Kirchen und Union entfremden sich laut Historiker seit Jahrzehnten

Hand in Hand war gestern

Die Kirchen haben die verschärfte Asylpolitik der Unionsparteien kritisiert. Ist das das Ende einer langjährigen Freundschaft? Der Gegenkurs zur Migrationspolitik von CDU und CSU kommt laut eines Historikers nicht überraschend.

Wahlplakat am Konrad-Adenauer-Haus / © Soeren Stache (dpa)
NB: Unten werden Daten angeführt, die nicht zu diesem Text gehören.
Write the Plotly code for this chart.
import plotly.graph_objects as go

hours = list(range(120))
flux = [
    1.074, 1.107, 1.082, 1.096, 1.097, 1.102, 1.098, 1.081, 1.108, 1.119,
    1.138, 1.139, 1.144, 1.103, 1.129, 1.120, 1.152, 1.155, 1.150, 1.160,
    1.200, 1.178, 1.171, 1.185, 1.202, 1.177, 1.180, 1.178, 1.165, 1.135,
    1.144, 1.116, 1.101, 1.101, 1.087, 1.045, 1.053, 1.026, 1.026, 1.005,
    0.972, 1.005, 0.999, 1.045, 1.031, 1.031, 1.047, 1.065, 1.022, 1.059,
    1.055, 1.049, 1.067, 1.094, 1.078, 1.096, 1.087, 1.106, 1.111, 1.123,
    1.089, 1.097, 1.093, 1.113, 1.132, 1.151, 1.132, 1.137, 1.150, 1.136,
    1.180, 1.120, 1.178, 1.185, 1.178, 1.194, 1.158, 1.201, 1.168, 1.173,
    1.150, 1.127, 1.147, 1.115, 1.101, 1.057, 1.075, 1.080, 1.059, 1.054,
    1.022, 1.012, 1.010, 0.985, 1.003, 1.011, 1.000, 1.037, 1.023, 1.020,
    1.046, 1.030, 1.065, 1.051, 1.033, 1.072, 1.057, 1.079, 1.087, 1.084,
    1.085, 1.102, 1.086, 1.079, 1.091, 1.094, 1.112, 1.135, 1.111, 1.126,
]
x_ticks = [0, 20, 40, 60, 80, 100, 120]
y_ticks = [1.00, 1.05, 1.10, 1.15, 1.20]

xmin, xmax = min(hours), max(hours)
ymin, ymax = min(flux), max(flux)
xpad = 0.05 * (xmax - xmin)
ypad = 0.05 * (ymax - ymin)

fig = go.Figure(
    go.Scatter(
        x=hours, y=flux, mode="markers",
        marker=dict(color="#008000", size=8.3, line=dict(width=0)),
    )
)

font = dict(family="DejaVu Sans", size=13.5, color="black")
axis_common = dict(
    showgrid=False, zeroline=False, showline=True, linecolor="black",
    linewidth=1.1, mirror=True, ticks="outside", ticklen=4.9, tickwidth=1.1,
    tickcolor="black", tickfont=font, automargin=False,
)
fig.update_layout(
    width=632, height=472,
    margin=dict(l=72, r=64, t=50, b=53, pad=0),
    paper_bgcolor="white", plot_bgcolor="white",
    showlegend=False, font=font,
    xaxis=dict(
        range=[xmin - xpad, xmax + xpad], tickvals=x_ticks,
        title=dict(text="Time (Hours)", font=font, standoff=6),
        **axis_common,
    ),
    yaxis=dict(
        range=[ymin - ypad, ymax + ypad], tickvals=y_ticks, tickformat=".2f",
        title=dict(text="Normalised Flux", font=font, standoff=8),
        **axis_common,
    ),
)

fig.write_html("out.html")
Der Gegenkurs von katholischer und evangelischer Kirche zur Migrationspolitik von CDU und CSU kommt aus Sicht eines Historikers nicht überraschend. "Die kritische Stellungnahme der Kirchen zu den Asylplänen von CDU-Chef Friedrich Merz ist Ausdruck einer sich über viele Jahre entwickelnden Entfremdung zwischen Kirchen und Union", sagte der Direktor der Forschungsstelle für Zeitgeschichte in Hamburg, Thomas Großbölting, am Donnerstag der Katholischen Nachrichten-Agentur (KNA).

Thomas Großbölting / © Lars Berg (KNA)

Zwar gebe es bei Kirchgängern beider Konfessionen immer noch hohe Zustimmungswerte für die Unionsparteien. "Aber auf der Ebene der politischen Vertretung gibt es seit den 80er Jahren ganz deutliche Schritte der Entfremdung." Auf die Frage, was das für die Zukunft bedeute, antwortete Großbölting: "Den Eindruck, dass die Kirchen und die CDU Hand in Hand gehen, wird es so in Zukunft nicht mehr geben."

"Die Zeit der Volkskirche ist vorbei"

Die Berliner Büros der katholischen und evangelischen Kirche hatten sich in einem am Dienstagabend verschickten Brief an die Abgeordneten kritisch zu den Vorhaben der Union geäußert, die Migrationspolitik zu verschärfen. Die geplanten Maßnahmen trügen nicht zur Lösung der tatsächlich bestehenden Fragen bei. Das Schreiben sorgte im Anschluss allerdings auch innerhalb der katholischen Kirche für Irritationen.

Der Regensburger Bischof Rudolf Voderholzer  (Bistum Regensburg)

Der Regensburger Bischof Rudolf Voderholzer distanzierte sich davon, laut der Deutschen Bischofskonferenz war die Veröffentlichung in dieser Form und zu diesem Zeitpunkt nicht abgestimmt. Dies zeige, dass die politische Bandbreite innerhalb der beiden großen Kirchen größer wird, so Großbölting. "Die Zeit der mit einer Stimme sprechenden Volkskirche ist vorbei - ebenso wie die Zeit der Volksparteien."

"Kirchen bleiben wichtige Stimme"

In den vergangenen 10 bis 15 Jahren seien außerdem viele Politiker auf Distanz zu den Kirchen gegangen, insbesondere wegen der Aufdeckung des Missbrauchsskandals, sagte der Professor für Zeitgeschichte. "Für die Politik ist es immer weniger attraktiv, den Schulterschluss mit den Kirchen zu üben."

Trotz dieser Entwicklungen und trotz einer zunehmenden Säkularisierung werden die Kirchen nach Auffassung von Großbölting weiter eine bedeutende Rolle im medialen und politischen Diskurs spielen. "Aus der politischen Kultur der Bundesrepublik heraus sind wir es gewohnt, dass die Kirchen eine wichtige Stimme in der Sozial- und Migrationspolitik sind." An diese Stelle sei bislang keine andere Kraft getreten. Ein Beleg dafür sei, dass die aktuelle Kirchen-Stellungnahme medial breit aufgegriffen und sogar von Bundeskanzler Olaf Scholz (SPD) in seiner Rede im Bundestag zitiert worden sei.